You are a multi-talented person. Tell us how you manage all this along with Chirag?  

Yes I enjoy doing a lot of things, but I have learnt to do it with Chirag - he is at the center of my world; he is no hindrance to my love for all this. 

I am a PhD in HR management and also a law graduate. I received a bronze medal at ASIAD 82, and am also the recipient of ‘Mother Teresa Ratna’, Best Mother award along with over 45 more recognitions. I do stage shows and can sing in Hindi, Sindhi and at times in English. 

I am a visual artist and on Chirag’s 25th birthday, I held a special show of my paintings.  As a young girl, I had walked the ramp, acted in theatre and worked in social projects. I do all this still with Chirag around.
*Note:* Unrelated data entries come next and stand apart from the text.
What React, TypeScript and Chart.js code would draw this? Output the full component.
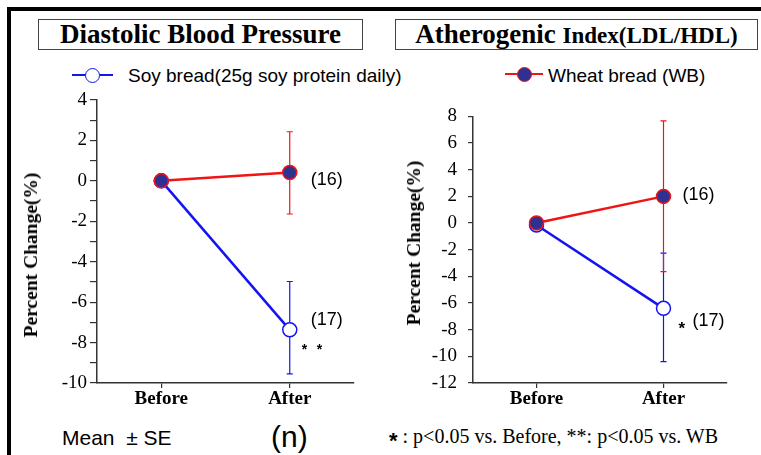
import React, { useEffect, useRef } from 'react';
import { Chart, registerables } from 'chart.js';

Chart.register(...registerables);

const SERIF = '"Liberation Serif", "Times New Roman", serif';
const SANS = '"Liberation Sans", Arial, sans-serif';

// ---- data ----
const categories = ['Before', 'After'];

// Diastolic Blood Pressure (% change)
const dbpSoy = [0, -7.37];
const dbpSoyHigh = [null, -4.98];
const dbpSoyLow = [null, -9.55];
const dbpWheat = [0, 0.41];
const dbpWheatHigh = [null, 2.43];
const dbpWheatLow = [null, -1.64];
const dbpTickRange = [-10, 4];

// Atherogenic Index (LDL/HDL) (% change)
const aiSoy = [-0.15, -6.4];
const aiSoyHigh = [null, -2.26];
const aiSoyLow = [null, -10.4];
const aiWheat = [0, 2.0];
const aiWheatHigh = [null, 7.66];
const aiWheatLow = [null, -3.65];
const aiTickRange = [-12, 8];

const nSoy = '(17)';
const nWheat = '(16)';

const SOY_COLOR = '#1414f0';
const WHEAT_COLOR = '#f01414';
const WHEAT_FILL = '#2e3192';

const errorBarPlugin = {
  id: 'errorBars',
  beforeDatasetsDraw(chart: any) {
    const { ctx } = chart;
    const x = chart.scales.x;
    const y = chart.scales.y;
    const ds = chart.data.datasets;
    for (let d = ds.length - 1; d >= 0; d--) {
      const set: any = ds[d];
      if (!set.errHigh) continue;
      ctx.save();
      ctx.strokeStyle = set.errColor;
      ctx.lineWidth = 1.2;
      set.data.forEach((_v: number, i: number) => {
        const hi = set.errHigh[i];
        const lo = set.errLow[i];
        if (hi == null || lo == null) return;
        const px = x.getPixelForValue(i);
        const py1 = y.getPixelForValue(hi);
        const py2 = y.getPixelForValue(lo);
        ctx.beginPath();
        ctx.moveTo(px, py1);
        ctx.lineTo(px, py2);
        ctx.moveTo(px - 3, py1);
        ctx.lineTo(px + 3, py1);
        ctx.moveTo(px - 3, py2);
        ctx.lineTo(px + 3, py2);
        ctx.stroke();
      });
      ctx.restore();
    }
  },
  afterDatasetsDraw(chart: any) {
    const { ctx } = chart;
    const x = chart.scales.x;
    const y = chart.scales.y;
    chart.data.datasets.forEach((set: any) => {
      (set.notes || []).forEach((n: any) => {
        const px = x.getPixelForValue(n.i);
        const py = y.getPixelForValue(set.data[n.i]);
        ctx.save();
        ctx.font = n.font;
        ctx.fillStyle = '#000';
        ctx.textAlign = 'left';
        ctx.textBaseline = 'middle';
        ctx.fillText(n.text, px + n.dx, py + n.dy);
        ctx.restore();
      });
    });
  },
};

function buildConfig(p: any) {
  return {
    type: 'line',
    data: {
      labels: categories,
      datasets: [
        {
          data: p.wheat,
          errHigh: p.wheatHigh,
          errLow: p.wheatLow,
          errColor: WHEAT_COLOR,
          notes: p.wheatNotes,
          borderColor: WHEAT_COLOR,
          borderWidth: 2.5,
          pointRadius: 7,
          pointBorderWidth: 1.5,
          pointBackgroundColor: WHEAT_FILL,
          pointBorderColor: WHEAT_COLOR,
          tension: 0,
          fill: false,
        },
        {
          data: p.soy,
          errHigh: p.soyHigh,
          errLow: p.soyLow,
          errColor: SOY_COLOR,
          notes: p.soyNotes,
          borderColor: SOY_COLOR,
          borderWidth: 2.5,
          pointRadius: 7,
          pointBorderWidth: 1.5,
          pointBackgroundColor: '#ffffff',
          pointBorderColor: SOY_COLOR,
          tension: 0,
          fill: false,
        },
      ],
    },
    options: {
      responsive: false,
      animation: false,
      events: [],
      layout: { padding: p.padding },
      plugins: { legend: { display: false }, tooltip: { enabled: false }, title: { display: false } },
      scales: {
        x: {
          type: 'category',
          offset: true,
          afterFit: (s: any) => {
            s.height = 30;
          },
          grid: { drawOnChartArea: false, drawTicks: true, tickLength: 5, offset: false, color: '#333', lineWidth: 1.2 },
          border: { display: true, color: '#333', width: 1.5 },
          ticks: { color: '#000', padding: 0, font: { family: SERIF, size: 19, weight: 'bold' } },
        },
        y: {
          type: 'linear',
          min: p.range[0],
          max: p.range[1],
          afterFit: (s: any) => {
            s.width = p.yWidth;
          },
          grid: { drawOnChartArea: false, drawTicks: true, tickLength: p.tickLength, color: '#333', lineWidth: 1.2 },
          border: { display: true, color: '#333', width: 1.5 },
          ticks: {
            stepSize: p.step,
            maxTicksLimit: 100,
            autoSkip: false,
            padding: p.tickPad,
            color: '#000',
            font: { family: SERIF, size: 19 },
            callback: (v: any) => (Number(v) % 2 === 0 ? String(v) : ''),
          },
        },
      },
    },
    plugins: [errorBarPlugin],
  };
}

function Panel({ params, left, top, width, height }: any) {
  const ref = useRef<HTMLCanvasElement>(null);
  useEffect(() => {
    const chart = new Chart(ref.current as HTMLCanvasElement, buildConfig(params) as any);
    return () => chart.destroy();
  }, []);
  return (
    <canvas
      ref={ref}
      width={width}
      height={height}
      style={{ position: 'absolute', left, top, width, height }}
    />
  );
}

const leftParams = {
  soy: dbpSoy,
  soyHigh: dbpSoyHigh,
  soyLow: dbpSoyLow,
  wheat: dbpWheat,
  wheatHigh: dbpWheatHigh,
  wheatLow: dbpWheatLow,
  range: dbpTickRange,
  step: 1,
  yWidth: 97,
  tickLength: 7,
  tickPad: 3,
  padding: { top: 15, right: 16, bottom: 7, left: 0 },
  wheatNotes: [{ i: 1, text: nWheat, dx: 21, dy: 7, font: `18px ${SANS}` }],
  soyNotes: [
    { i: 1, text: nSoy, dx: 21, dy: -10, font: `18px ${SANS}` },
    { i: 1, text: '*', dx: 12, dy: 20, font: `bold 14px ${SANS}` },
    { i: 1, text: '*', dx: 27, dy: 20, font: `bold 14px ${SANS}` },
  ],
};

const rightParams = {
  soy: aiSoy,
  soyHigh: aiSoyHigh,
  soyLow: aiSoyLow,
  wheat: aiWheat,
  wheatHigh: aiWheatHigh,
  wheatLow: aiWheatLow,
  range: aiTickRange,
  step: 2,
  yWidth: 93,
  tickLength: 5,
  tickPad: 11,
  padding: { top: 15, right: 23, bottom: 7, left: 0 },
  wheatNotes: [{ i: 1, text: nWheat, dx: 19, dy: -1, font: `18px ${SANS}` }],
  soyNotes: [
    { i: 1, text: nSoy, dx: 29, dy: 13, font: `18px ${SANS}` },
    { i: 1, text: '*', dx: 15, dy: 21, font: `bold 17px ${SANS}` },
  ],
};

const abs = (s: any) => ({ position: 'absolute' as const, ...s });

export default function App() {
  return (
    <div style={abs({ left: 0, top: 0, width: 761, height: 455, overflow: 'hidden', background: '#fff' })}>
      <div style={abs({ left: 7, top: 7, width: 820, height: 520, borderLeft: '4px solid #000', borderTop: '4px solid #000', boxSizing: 'border-box' })} />

      {/* titles */}
      <div
        style={abs({
          left: 38, top: 19, width: 325, height: 31, border: '1px solid #444', boxSizing: 'border-box',
          fontFamily: SERIF, fontWeight: 'bold', fontSize: 27, lineHeight: '29px', textAlign: 'center', color: '#000', whiteSpace: 'nowrap',
        })}
      >
        Diastolic Blood Pressure
      </div>
      <div
        style={abs({
          left: 395, top: 19, width: 363, height: 31, border: '1px solid #444', boxSizing: 'border-box',
          fontFamily: SERIF, fontWeight: 'bold', fontSize: 27, lineHeight: '29px', textAlign: 'center', color: '#000', whiteSpace: 'nowrap',
        })}
      >
        Atherogenic <span style={{ fontSize: 23 }}>Index(LDL/HDL)</span>
      </div>

      {/* legend */}
      <div style={abs({ left: 72, top: 74, width: 41, height: 2, background: SOY_COLOR })} />
      <div style={abs({ left: 84.5, top: 67.5, width: 15, height: 15, borderRadius: '50%', border: `1.5px solid ${SOY_COLOR}`, background: '#fff', boxSizing: 'border-box' })} />
      <div style={abs({ left: 128, top: 65, fontFamily: SANS, fontSize: 19, lineHeight: '22px', color: '#000', whiteSpace: 'nowrap' })}>
        Soy bread(25g soy protein daily)
      </div>
      <div style={abs({ left: 505, top: 73, width: 38, height: 2, background: WHEAT_COLOR })} />
      <div style={abs({ left: 516.5, top: 66.5, width: 15, height: 15, borderRadius: '50%', border: `1.5px solid ${WHEAT_COLOR}`, background: WHEAT_FILL, boxSizing: 'border-box' })} />
      <div style={abs({ left: 548, top: 65, fontFamily: SANS, fontSize: 19, lineHeight: '22px', color: '#000', whiteSpace: 'nowrap' })}>
        Wheat bread (WB)
      </div>

      {/* charts */}
      <Panel params={leftParams} left={0} top={85} width={370} height={335} />
      <Panel params={rightParams} left={380} top={94} width={370} height={326} />

      {/* y titles */}
      <div style={abs({ left: 31, top: 255, transform: 'translate(-50%, -50%) rotate(-90deg)', fontFamily: SERIF, fontWeight: 'bold', fontSize: 19.5, whiteSpace: 'nowrap', color: '#000' })}>
        Percent Change(%)
      </div>
      <div style={abs({ left: 414, top: 243, transform: 'translate(-50%, -50%) rotate(-90deg)', fontFamily: SERIF, fontWeight: 'bold', fontSize: 19.5, whiteSpace: 'nowrap', color: '#000' })}>
        Percent Change(%)
      </div>

      {/* footer */}
      <div style={abs({ left: 62, top: 426, fontFamily: SANS, fontSize: 21, lineHeight: '24px', whiteSpace: 'pre', color: '#000' })}>
        {'Mean  \u00B1 SE'}
      </div>
      <div style={abs({ left: 271, top: 420, fontFamily: SANS, fontSize: 30, lineHeight: '34px', whiteSpace: 'pre', color: '#000' })}>
        (n)
      </div>
      <div style={abs({ left: 389, top: 424, fontFamily: SERIF, fontSize: 20, lineHeight: '24px', whiteSpace: 'pre', color: '#000' })}>
        <span style={{ fontFamily: SANS, fontWeight: 'bold', fontSize: 22, position: 'relative', top: 5 }}>*</span>
        {' : p<0.05 vs. Before, **: p<0.05 vs. WB'}
      </div>
    </div>
  );
}
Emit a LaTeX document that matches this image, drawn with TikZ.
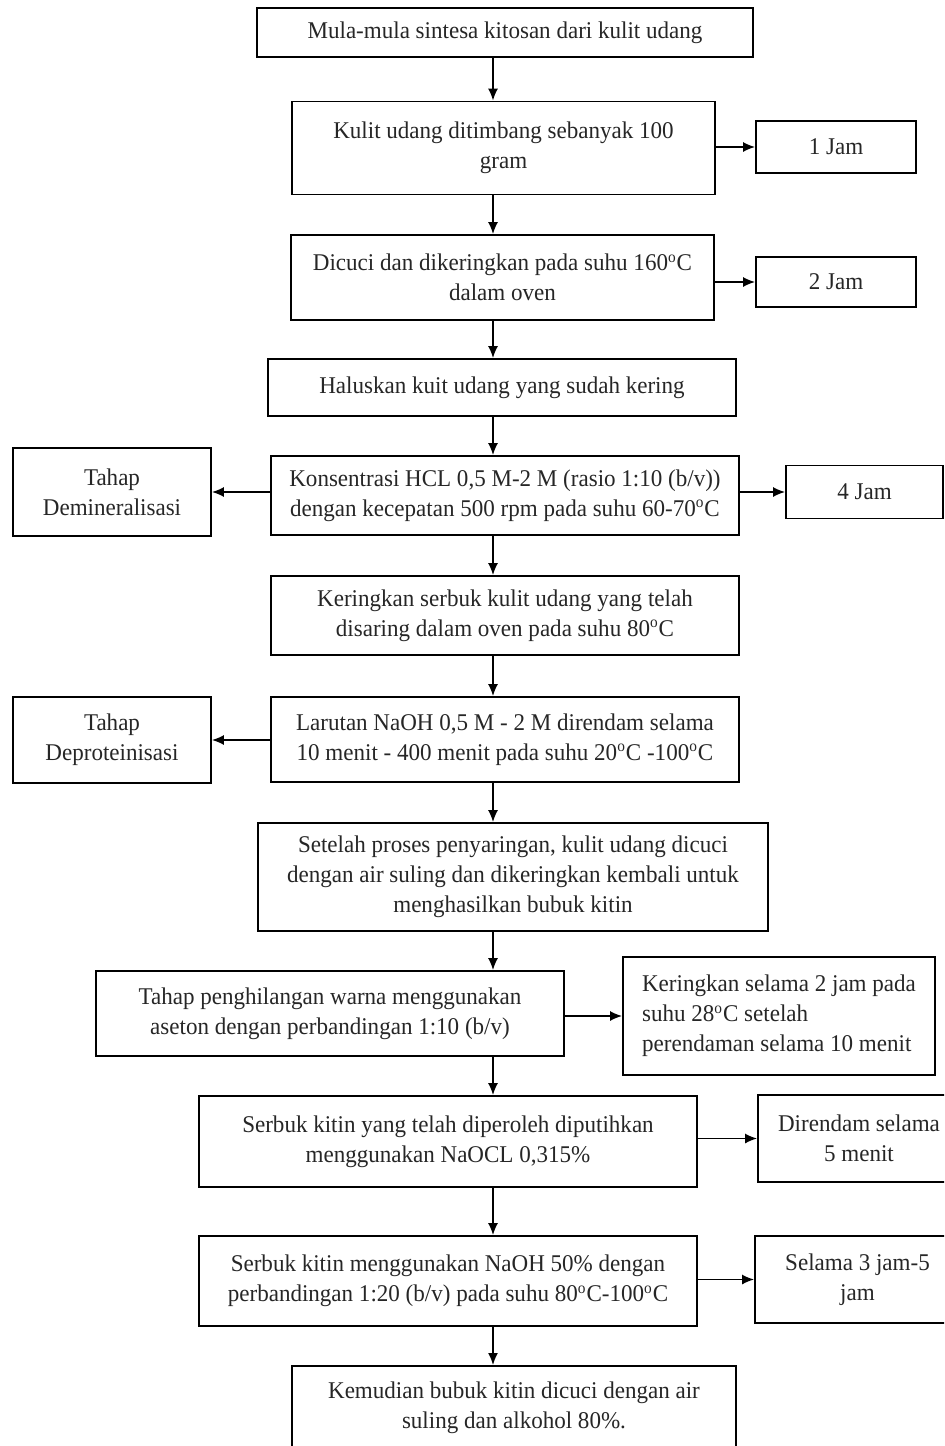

Seems like we both are growing together. 

Tell us about the biography you wrote ‘Neelam - Mother of Hope and joy’, which you have dedicated to all parents of the world, especially mothers. 

Amateur writing, this book is all about the journey of a single mother who strikes a balance between her life, career and a very special child. I hope it will inspire parents, especially mothers, to cope with life better. 

What is your advice to parents of special children, especially mothers? 

First and foremost, a mother must not blame herself for her child’s condition. Secondly, acceptance is important and that should be immediately followed by medical care.

The family has to shower more love and kindness on such children and not let them feel that they are a burden. Happiness is a vital supplement for their growth. Play with them; play music for them, it is therapeutic. Take them out for drives, outings. Put them into a special school, it is necessary for inculcating discipline as that environment aids in their wellbeing. Dress them well and take special care of their hygiene. Also, give them Tulsi as it is good for the throat, these kids are prone to cough and colds. 

And my very special request is to people in general. Please be kind and empathetic to special children and their parents.